Paylaşılan Anılar, Ortak Gelecek: Aile Ritüellerinin Birleştirici Etkisi
Pazar kahvaltıları, bayram ziyaretleri, birlikte izlenen filmler veya her yaz gidilen o tatil beldesi... Aile ritüelleri, basit tekrarlardan çok daha fazlasıdır. Onlar, "biz" duygusunu yaratan ve pekiştiren, aile kimliğinin çimentosudur. Bu ritüeller, zamanın akışına direnen, nesiller boyu aktarılan ortak anılar yaratır. Bu anılar, zor zamanlarda tutunacak bir dal, mutlu anlarda ise paylaşılacak ortak bir sevinç kaynağı olur. Aile tarihini sadece zihinde tutmak yerine, onu somut bir hazineye dönüştürmek, bu birleştirici etkiyi daha da güçlendirir. Bu noktada, ebeveynlerimizin hikayelerini dinlemek ve kaydetmek, yeni ve anlamlı bir ritüel yaratabilir. Onlara hayat yolculuklarını, hayallerini, öğrendikleri dersleri sormak, sadece geçmişi anlamakla kalmaz, aynı zamanda onlara ne kadar değer verdiğimizi de gösterir. Anne ve Babalar için tasarlanmış anı defterleri gibi araçlar, bu sözlü geleneği, gelecek nesillere bırakılacak paha biçilmez, el yazısıyla dolu bir aile yadigarına dönüştürmek için harika bir başlangıç noktası sunar. Bu, sevgiyi ve bilgeliği kelimelerle ölümsüzleştirmektir.

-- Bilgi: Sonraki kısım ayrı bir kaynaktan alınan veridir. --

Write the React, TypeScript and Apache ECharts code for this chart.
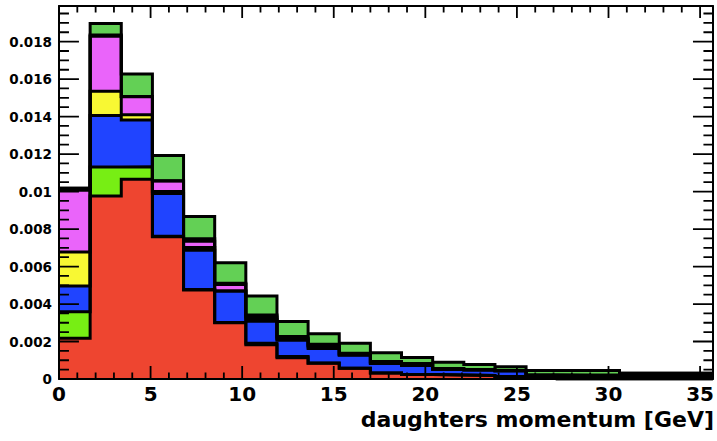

Yuvanın Sıcaklığını Korumak
Sonuç olarak, aile olmak, varılan bir hedef değil, her gün emek ve bilinçli bir çaba gerektiren bir yolculuktur. O, güvenli bir liman inşa etmek, şefkatin sessiz dilini konuşmak, kuşaklar arasında köprüler kurmak, koşulsuz sevgiyi hissettirmek ve ortak anılarla "biz" bilincini canlı tutmaktır. Bu yolculukta mükemmel olmak zorunda değiliz, sadece samimi olmak yeterlidir. Bu hafta, ailenizden birine, belki de uzun zamandır derinlemesine sohbet etmediğiniz birine, gerçekten merak ederek bir soru sormaya ne dersiniz? "Çocukken en büyük hayalin neydi?" ya da "Hayatta öğrendiğin en önemli ders ne oldu?". Bazen en güçlü bağlar, en basit sorularla atılır. Çünkü yuvanın sıcaklığı, yanan bir şömineden değil, birbirini duyan ve anlayan kalplerin yakınlığından gelir.